The Division of Hospital Medicine at the University of Florida is committed to providing excellent, timely, and compassionate care. As specialists in Hospital Medicine we are also committed to improving quality and safety in the systems we work within. Toward that end we have diversified our division services as described below:
Intermediate Care and Floor Services
Medical Directors: Dr. Kiran Lukose (Floors) and Dr. Raul Perez (IMC)
The IMC and floors are where we care for the majority of our 170+ patient panel. These services along with AOD1 (see below) are required services for all Hospitalists whereas all other services are optional. We station 2 Hospitalists in the IMC, 5 on our home units (units 74 and 75) and 3 Hospitalists serve as “scatter.” One of the scatter lines plays a unique role for the institution: Our CV Hospitalist Service provides and coordinates care with our Cardiology Consult Service and CV Surgical Services.
Medical Director: Dr. Nila Radhakrishnan
We have two formal teaching services. The first is the Green Medicine Teaching Service which shares call with three other general medicine teaching services. Here the Hospitalist attending supervises two upper level internal medicine residents with a team cap of 20 patients. Dr. Nila Radhakrishnan also directs our Medicine Consult/Co-Management Service which now also harbors a Procedure Service. Here the Hospitalist supervises a medicine resident in the delivery of general medicine consultations including pre-operative evaluations. The Hospitalist also provides co-management services with Orthopedics and Urology. The teaching services described above are popular among Hospitalists and are available after their first 6 months of employment. Hospitalists provide teaching to medical students also as well as formal didactic curriculum to the residents about High Value Care.

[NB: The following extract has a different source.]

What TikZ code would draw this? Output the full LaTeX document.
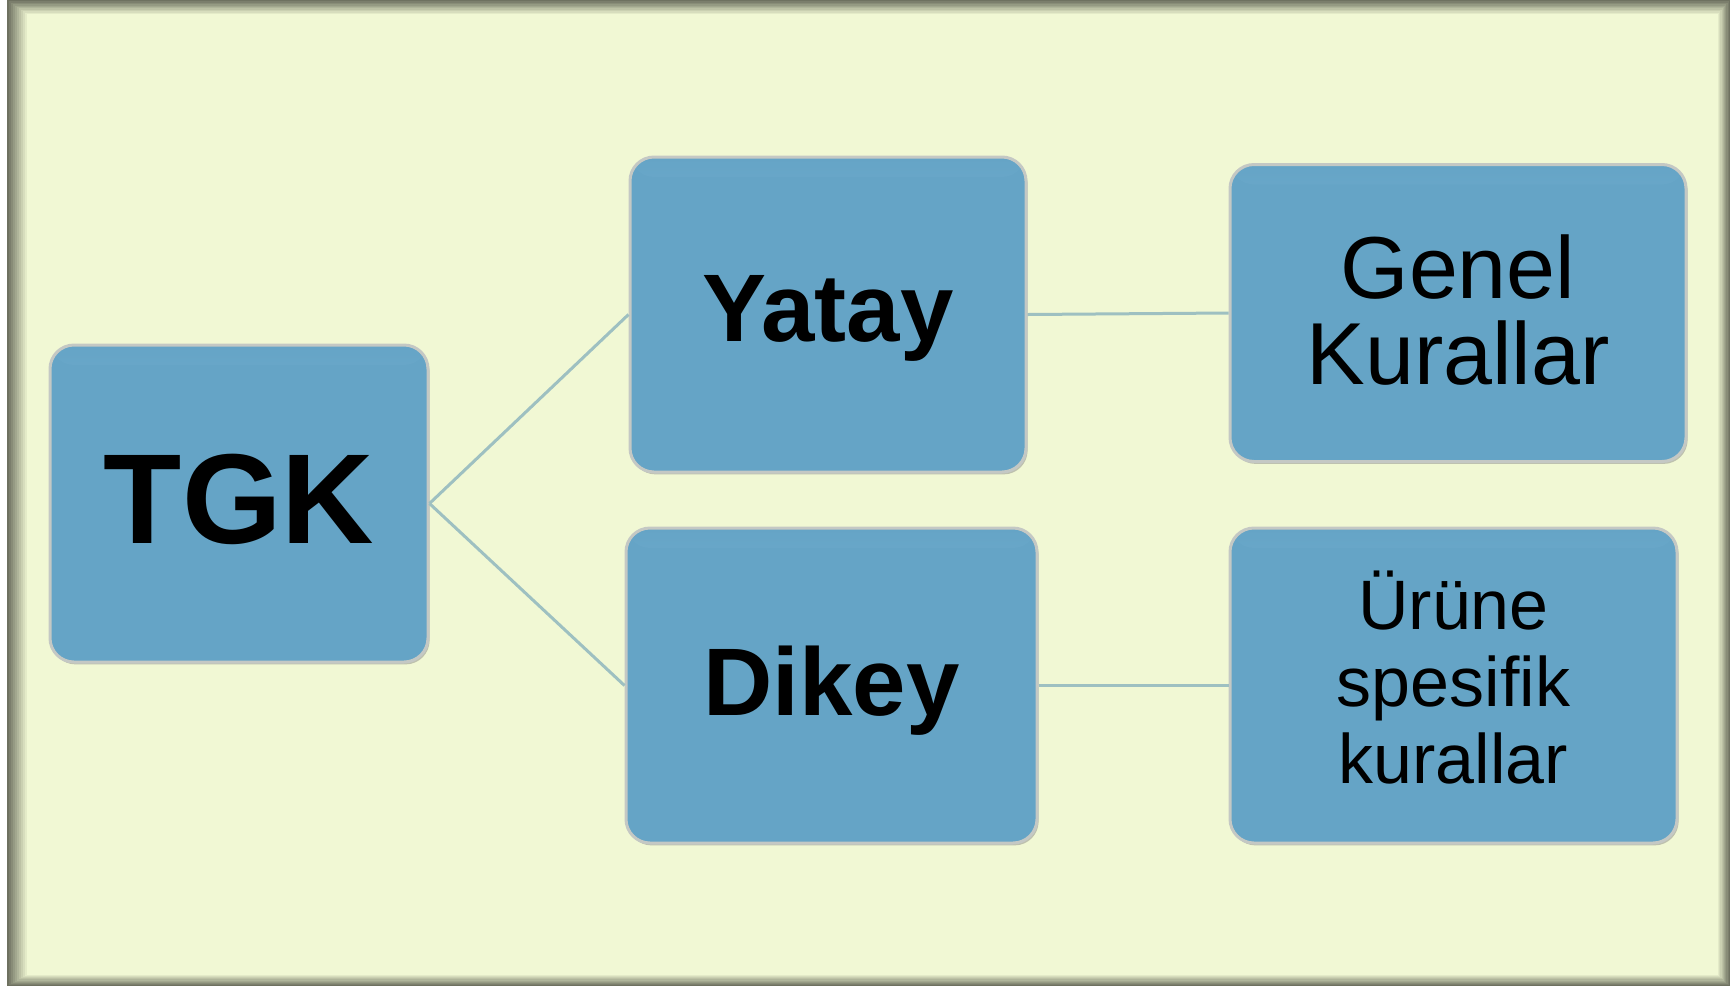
\documentclass[tikz,border=0pt]{standalone}
\usepackage{fontspec}
\setmainfont{Liberation Sans}
\usetikzlibrary{shadows}
\definecolor{bgyellow}{HTML}{F1F8D4}
\definecolor{framegray}{HTML}{6E7160}
\definecolor{boxblue}{HTML}{65A4C6}
\definecolor{boxtop}{HTML}{94CBE8}
\definecolor{boxedge}{HTML}{C4C8C4}
\definecolor{linkteal}{HTML}{9EC0C1}
\begin{document}
\begin{tikzpicture}[x=0.5pt,y=-0.5pt,
    box/.style={rectangle, rounded corners=12pt, fill=boxblue, draw=boxedge,
      line width=1.5pt, inner sep=0pt, align=center, text=black,
      drop shadow={shadow xshift=0.8pt, shadow yshift=-1.2pt, opacity=0.45},
      % y axis is flipped, so the light colour goes to "bottom color"
      path picture={\shade[top color=boxblue, bottom color=boxtop]
        (path picture bounding box.north west) rectangle
        ([yshift=-10pt]path picture bounding box.north east);}},
    link/.style={draw=linkteal, line width=1.5pt}]
	\useasboundingbox (0,0) rectangle (1730,986);
	% frame
	\fill[white] (0,0) rectangle (1730,986);
	\fill[framegray] (7,0) rectangle (1730,986);
	\foreach \i in {1,...,10}{
		\pgfmathsetmacro{\pct}{\i*10}
		\fill[bgyellow!\pct!framegray] (7+2*\i,1.4*\i) rectangle (1730-1.2*\i,986-1.1*\i);
	}
	% boxes
	\node[box, minimum width=189pt, minimum height=158.5pt, text depth=4.4pt,
		font=\fontsize{64}{70}\selectfont\bfseries] (tgk) at (239,503.5) {TGK};
	\node[box, minimum width=198pt, minimum height=157.5pt, text depth=6pt,
		font=\fontsize{48}{54}\selectfont\bfseries] (yatay) at (828,314.5) {Yatay};
	\node[box, minimum width=205.5pt, minimum height=157.5pt, text depth=4.5pt,
		font=\fontsize{48}{54}\selectfont\bfseries] (dikey) at (831.5,685.5) {Dikey};
	\node[box, minimum width=228pt, minimum height=148.5pt, text depth=3.3pt,
		font=\fontsize{44}{43}\selectfont] (genel) at (1458,313) {Genel\\Kurallar};
	\node[box, minimum width=223.5pt, minimum height=157.5pt, text depth=8pt,
		font=\fontsize{35}{38.5}\selectfont] (urune) at (1453.5,685.5) {Ürüne\\spesifik\\kurallar};
	% connectors
	\draw[link] (tgk.east) -- (yatay.west);
	\draw[link] (tgk.east) -- (dikey.west);
	\draw[link] (yatay.east) -- (genel.west);
	\draw[link] (dikey.east) -- (urune.west);
\end{tikzpicture}
\end{document}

Medical Director: Dr. Umar Ghaffar
We have a unique relationship with our Emergency Medicine colleagues maintained by the presence of the Hospitalist Admitting Officer of the Day (AOD1). Ten percent of each Hospitalists shifts are worked as AOD1. This Hospitalist along with the Resident AOD are stationed in the ED and serve as the “air traffic controllers” for the 60+ admissions that come to the inpatient medicine services each day from the ED. Together the AODs receive and assess patients from ED providers, facilitate their early care, and decide their disposition. We also provide a Hospitalist AOD2 swing shift (2 PM – 2 AM) which supports this mission.
Palliative Care Division Chief: Dr. Sheri Kittelson
Founded in 2014 by Dr. Sheri Kittelson we are extremely proud to host a full time inpatient Palliative Care Service. Staffed by an Attending, 2 extenders, and a social worker this growing and dynamic service brings the expertise and comfort of Palliative Care to patients across the institution.
Care One Clinic
Medical Director: Dr. Kiran Lukose
Founded in 2012, this unique clinic assists those patients who find themselves in our ED or Hospital on a regular basis. Staffed by a Hospitalist, Social Worker, Pharmacist and Addiction Medicine physician, this clinic has reduced hospital utilization by 30% for these clients. Opened throughout the week and just a few floors down from our home unit, this is the one ambulatory venue available for our Hospitalists. Dr. Lukose takes great care in offering this essential service to our most vulnerable patients. Care One Clinic Video
We provide a hospitalist line at this LTACH, which is housed within UF Health. Our presence there facilitates the smooth hand-off of some of our most complex patients to their next stage of care. Select adds variety to the schedule and is a change from the university hospital.
Medical Director Dr. Carlos Leon
At our 900 bed tertiary care center the activity continues 24 hours daily and our Hospitalists play an integral role in providing and coordinating the care which occurs at night. We have three faculty in-house at night – two admitting Nocturnists in the ED (night AODs) and an IMC Nocturnist who cares for our IMC patients but also assists with hospital transfer admissions and oversees night cross cover physicians – we employ one North and one South Tower cross-cover physician which are generally filled by moonlighting residents. The teaching services also provide night resident coverage and the Hospitalists serve as faculty resource for them as well. Of note, to date we have been fortunate to have enough Hospitalists interested in working nights that we have not needed daytime Hospitalists to rotate nights. However, in the future if we could not procure full nighttime coverage, daytime hospitalists would be called upon to contribute night shifts.